Oddly, it is the current Mini Clubman that should be named Mini Countryman, given that the original 1961 Austin Mini Countryman was a two-door estate.
The Countryman was notable particularly for the wooden inserts fitted to top-spec models to give it a visual link to the Morris Minor estate. But instead of a Mini estate, the Countryman name now represents a model that is not only the brand’s first-ever SUV but also its first four-wheel-drive vehicle.
The last time a Mini gained a four-metre-long, four-door sister model in its manufacturer’s range, it was 1969, a decade after the original model’s inception. Back then, the four-door in question was Alex Issigonis’s last design and the car was called (partly in homage to its smaller forebear) not Mini, but Maxi. This time around the sister model is still being called a Mini, with Countryman attached as a passing suffix. However, this modern-day ‘Maxi’ is built more than a thousand miles away from its UK-built Mini brethren at Magna Steyr’s plant in Graz, Austria.
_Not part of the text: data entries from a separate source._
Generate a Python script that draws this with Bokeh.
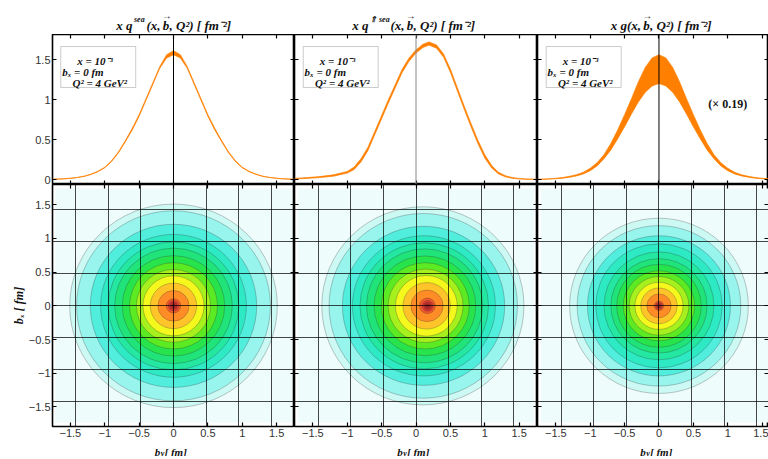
import math
from bokeh.plotting import figure
from bokeh.layouts import row, column
from bokeh.models import (Range1d, FixedTicker, LinearAxis, Label, BoxAnnotation, Span,
                          CustomLabelingPolicy)
from bokeh.core.properties import value
from bokeh.embed import file_html
from bokeh.resources import INLINE

# ---------------- data ----------------
# top panels: profiles at b_x = 0 (lower / upper edge of the uncertainty band)
b_sym = [-1.76, -1.6, -1.5, -1.4, -1.3, -1.2, -1.1, -1.0, -0.9, -0.8, -0.7, -0.6, -0.5, -0.4, -0.3, -0.2, -0.1, 0.0,
         0.1, 0.2, 0.3, 0.4, 0.5, 0.6, 0.7, 0.8, 0.9, 1.0, 1.1, 1.2, 1.3, 1.4, 1.5, 1.6, 1.76]
sea_upper = [0.004, 0.009, 0.016, 0.026, 0.042, 0.067, 0.103, 0.154, 0.235, 0.346, 0.487, 0.64, 0.81, 1.01, 1.21, 1.41, 1.56, 1.61,
             1.56, 1.41, 1.21, 1.01, 0.81, 0.64, 0.487, 0.346, 0.235, 0.154, 0.103, 0.067, 0.042, 0.026, 0.016, 0.009, 0.004]
sea_lower = [0.002, 0.007, 0.014, 0.024, 0.038, 0.063, 0.097, 0.146, 0.225, 0.334, 0.473, 0.62, 0.79, 0.99, 1.19, 1.39, 1.52, 1.56,
             1.52, 1.39, 1.19, 0.99, 0.79, 0.62, 0.473, 0.334, 0.225, 0.146, 0.097, 0.063, 0.038, 0.024, 0.014, 0.007, 0.002]

b_pol = [-1.76, -1.6, -1.4, -1.2, -1.0, -0.9, -0.8, -0.7, -0.6, -0.5, -0.4, -0.3, -0.2, -0.1, 0.0, 0.1, 0.19,
         0.3, 0.4, 0.5, 0.6, 0.7, 0.8, 0.9, 1.0, 1.1, 1.2, 1.3, 1.4, 1.5, 1.6, 1.76]
pol_upper = [0.016, 0.023, 0.036, 0.058, 0.10, 0.155, 0.26, 0.40, 0.60, 0.80, 1.00, 1.19, 1.38, 1.52, 1.62, 1.69, 1.72,
             1.68, 1.57, 1.38, 1.15, 0.92, 0.70, 0.49, 0.31, 0.175, 0.09, 0.047, 0.025, 0.013, 0.007, 0.003]
pol_lower = [0.008, 0.013, 0.024, 0.042, 0.08, 0.125, 0.22, 0.36, 0.56, 0.76, 0.96, 1.15, 1.34, 1.48, 1.58, 1.65, 1.68,
             1.64, 1.53, 1.34, 1.11, 0.88, 0.66, 0.45, 0.27, 0.145, 0.07, 0.033, 0.015, 0.007, 0.003, 0.001]

glu_upper = [0.003, 0.008, 0.015, 0.025, 0.04, 0.06, 0.09, 0.14, 0.21, 0.31, 0.45, 0.62, 0.81, 1.01, 1.22, 1.40, 1.52, 1.56,
             1.52, 1.40, 1.22, 1.01, 0.81, 0.62, 0.45, 0.31, 0.21, 0.14, 0.09, 0.06, 0.04, 0.025, 0.015, 0.008, 0.003]
glu_lower = [0.001, 0.005, 0.01, 0.016, 0.028, 0.045, 0.07, 0.11, 0.17, 0.26, 0.37, 0.51, 0.66, 0.82, 0.97, 1.09, 1.17, 1.20,
             1.17, 1.09, 0.97, 0.82, 0.66, 0.51, 0.37, 0.26, 0.17, 0.11, 0.07, 0.045, 0.028, 0.016, 0.01, 0.005, 0.001]

# bottom panels: contour rings (radius and centre along b_y), outermost first
sea_radius = [1.51, 1.41, 1.21, 1.06, 0.95, 0.856, 0.745, 0.64, 0.54, 0.445, 0.338, 0.227, 0.106, 0.075, 0.05, 0.025]
sea_center = [0.0] * 16
pol_radius = [1.47, 1.37, 1.18, 1.04, 0.935, 0.845, 0.74, 0.64, 0.545, 0.45, 0.345, 0.235, 0.115, 0.08, 0.055, 0.03]
pol_center = [0.10, 0.105, 0.11, 0.115, 0.12, 0.125, 0.13, 0.135, 0.14, 0.15, 0.155, 0.16, 0.165, 0.17, 0.17, 0.17]
glu_radius = [1.30, 1.19, 1.04, 0.92, 0.80, 0.70, 0.615, 0.52, 0.435, 0.35, 0.265, 0.177, 0.07, 0.05, 0.033, 0.017]
glu_center = [0.0] * 16
ring_colors = ["#cdf9f5", "#98f5ee", "#52eedd", "#2eeac4", "#24e8a2", "#20e47a", "#28e44c", "#5cea22",
               "#a6f01e", "#f4f81c", "#ffc42a", "#ff8c26", "#f5582a", "#e03c30", "#c82c2c", "#a82222"]

axis_ticks = [-1.5, -1, -0.5, 0, 0.5, 1, 1.5]
axis_tick_labels = ["\u22121.5", "\u22121", "\u22120.5", "0", "0.5", "1", "1.5"]
top_ticks = [0, 0.5, 1, 1.5]
top_tick_labels = ["0", "0.5", "1", "1.5"]
mesh = [-1.425, -0.95, -0.475, 0, 0.475, 0.95, 1.425]

SERIF = "Liberation Serif"
SANS = "Liberation Sans"
ORANGE = "#ff8000"
INK = "#111111"

X_RANGES = [(-1.76, 1.76), (-1.767, 1.767), (-1.767, 1.593)]
FRAME_W = [242, 243, 231]
COL_CENTER_PX = [173, 415.5, 658.5]

NO_LABELS = CustomLabelingPolicy(code="for (const i of Array.from(indices)) { indices.unset(i) }\nreturn indices")


def ticks_only(ax, ticks, labels=None):
    ax.ticker = FixedTicker(ticks=ticks)
    ax.major_tick_in = 4
    ax.major_tick_out = 0
    ax.major_tick_line_color = "black"
    ax.major_tick_line_width = 1.2
    ax.minor_tick_line_color = None
    ax.axis_line_color = None
    if labels is not None:
        ax.major_label_overrides = dict(zip(ticks, labels))
        ax.major_label_text_font = SANS
        ax.major_label_text_font_size = "11px"
        ax.major_label_text_color = "#333333"
        ax.major_label_standoff = 2
    else:
        ax.major_label_text_font_size = "0px"
        ax.major_label_standoff = 0
        ax.major_label_policy = NO_LABELS


def make_fig(i, top):
    p = figure(x_range=Range1d(*X_RANGES[i]),
               y_range=Range1d(-0.0625, 1.8125) if top else Range1d(-1.79, 1.80),
               frame_width=FRAME_W[i], frame_height=150 if top else 242,
               min_border_left=52 if i == 0 else 0, min_border_right=0,
               min_border_top=0, min_border_bottom=0 if top else 15,
               toolbar_location=None, output_backend="svg")
    p.outline_line_color = "black"
    p.outline_line_width = 1.6
    p.background_fill_color = "white"
    p.border_fill_color = None
    p.add_layout(LinearAxis(), "right")
    p.add_layout(LinearAxis(), "above")
    yt = top_ticks if top else axis_ticks
    ytl = top_tick_labels if top else axis_tick_labels
    for ax in p.xaxis:
        ticks_only(ax, axis_ticks, axis_tick_labels if (not top and ax in p.below) else None)
    for ax in p.yaxis:
        ticks_only(ax, yt, ytl if (i == 0 and ax in p.left) else None)
    return p


def top_panel(i, b, lo, hi, vcol):
    p = make_fig(i, True)
    p.grid.visible = False
    p.varea(x=b, y1=lo, y2=hi, fill_color=ORANGE, fill_alpha=1.0)
    p.line(b, lo, line_color=ORANGE, line_width=0.7)
    p.line(b, hi, line_color=ORANGE, line_width=0.7)
    p.add_layout(Span(location=0, dimension="height", line_color=vcol, line_width=1))
    p.add_layout(BoxAnnotation(left=-1.64, right=-0.55, bottom=1.15, top=1.6625,
                               fill_color="white", fill_alpha=1, line_color="#555555", line_width=1))
    for txt, x, y in [("x = 10\u207b\u00b3", -1.40, 1.48), ("b\u2093 = 0  fm", -1.62, 1.345),
                      ("Q\u00b2 = 4 GeV\u00b2", -1.47, 1.205)]:
        p.add_layout(Label(x=x, y=y, text=txt, text_font=SERIF, text_font_style="bold italic",
                           text_font_size="11px", text_color=INK, text_baseline="alphabetic"))
    return p


def bottom_panel(i, radius, center):
    p = make_fig(i, False)
    p.add_layout(BoxAnnotation(left=-1.72, right=1.72, bottom=-1.73, top=1.74,
                               fill_color="#effcfc", fill_alpha=1, line_color=None, level="underlay"))
    p.ellipse(x=center, y=[0.0] * len(radius), width=[2 * r for r in radius], height=[2 * r for r in radius],
              fill_color=ring_colors[:len(radius)], fill_alpha=1.0, line_color="#303030", line_alpha=0.35, line_width=0.8)
    for g in (p.xgrid, p.ygrid):
        g.ticker = FixedTicker(ticks=mesh)
        g.grid_line_color = "black"
        g.grid_line_alpha = 0.72
        g.grid_line_width = 1
        g.level = "annotation"
    return p


def strip(height):
    s = figure(x_range=Range1d(0, 768), y_range=Range1d(height, 0), width=768, height=height,
               x_axis_type=None, y_axis_type=None, toolbar_location=None, output_backend="svg",
               min_border=0)
    s.outline_line_color = None
    s.grid.visible = False
    s.background_fill_color = None
    s.border_fill_color = None
    return s


def stext(s, x, y, txt, size="13px", align="left", style="bold italic"):
    s.text(x=[x], y=[y], text=[txt], text_font=value(SERIF), text_font_style=style,
           text_font_size=size, text_color=INK, text_align=align, text_baseline="alphabetic")


def vec_b(s, bc, head):
    # "(x, b, Q²)" with an arrow above b, split so the arrow sits over the b
    stext(s, bc - 5.5, 24.5, head, align="right")
    stext(s, bc, 24.5, "b", align="center")
    stext(s, bc + 0.8, 15.0, "\u2192", size="10px", align="center", style="bold")
    stext(s, bc + 3.5, 24.5, ", Q\u00b2) [ fm\u207b\u00b2]")


# ---- titles strip (pixel coordinates of the layout) ----
title_strip = strip(34)
stext(title_strip, 132, 24.5, "x q", align="right")
stext(title_strip, 133.5, 18.5, "sea", size="8px")
vec_b(title_strip, 165.5, "(x,")
stext(title_strip, 368, 24.5, "x q", align="right")
stext(title_strip, 369.5, 18.5, "\u21d1 sea", size="8px")
vec_b(title_strip, 409.5, "(x,")
vec_b(title_strip, 646.0, "x g(x,")

t1 = top_panel(0, b_sym, sea_lower, sea_upper, "black")
t2 = top_panel(1, b_pol, pol_lower, pol_upper, "#888888")
t3 = top_panel(2, b_sym, glu_lower, glu_upper, "black")
t3.add_layout(Label(x=1.0, y=0.94, text="(\u00d7 0.19)", text_font=SERIF, text_font_style="bold",
                    text_font_size="12px", text_color=INK, text_align="center", text_baseline="middle"))

b1 = bottom_panel(0, sea_radius, sea_center)
b2 = bottom_panel(1, pol_radius, pol_center)
b3 = bottom_panel(2, glu_radius, glu_center)
b1.yaxis[0].axis_label = "b\u2093 [ fm]"
b1.yaxis[0].axis_label_text_font = SERIF
b1.yaxis[0].axis_label_text_font_style = "bold italic"
b1.yaxis[0].axis_label_text_font_size = "12px"
b1.yaxis[0].axis_label_text_color = INK
b1.yaxis[0].axis_label_standoff = 0

# ---- x-axis title strip ----
xt_strip = strip(15)
for c in COL_CENTER_PX:
    stext(xt_strip, c - 18.7, 10.0, "b", size="11px")
    stext(xt_strip, c - 12.8, 11.5, "y", size="8px")
    stext(xt_strip, c - 9.0, 10.0, "[ fm]", size="11px")

layout = column(title_strip,
                row(t1, t2, t3, spacing=0),
                row(b1, b2, b3, spacing=0),
                xt_strip, spacing=0)
open("out.html", "w").write(file_html(layout, INLINE))
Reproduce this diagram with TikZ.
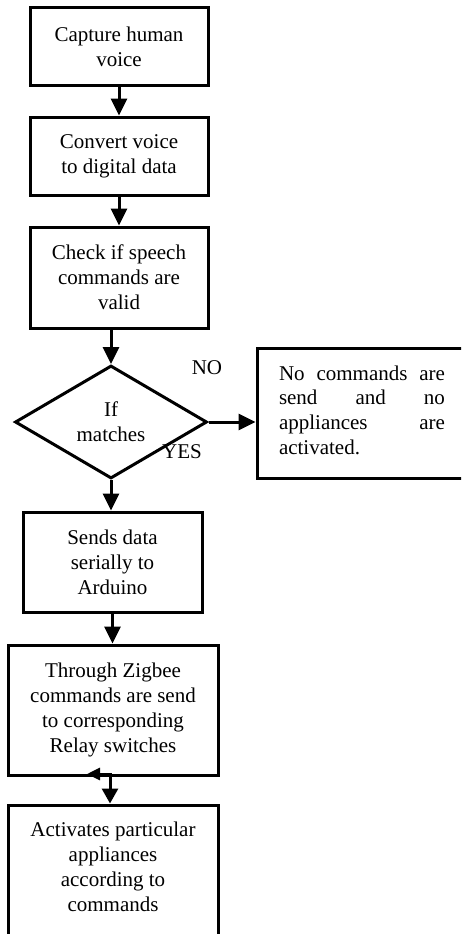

What the Countryman does represent, however, is the biggest stretch yet for Mini – for the car and the brand. Never before had a Mini ventured to this size or level of practicality, in an effort to catch a new audience – or, perhaps, to retain a customer base that might otherwise grow out of its cars. It would be fair to say this exercise in targetting what the customer wants rather sticking to traditions has benefitted the brand, as the Mini 5-door hatch will testify.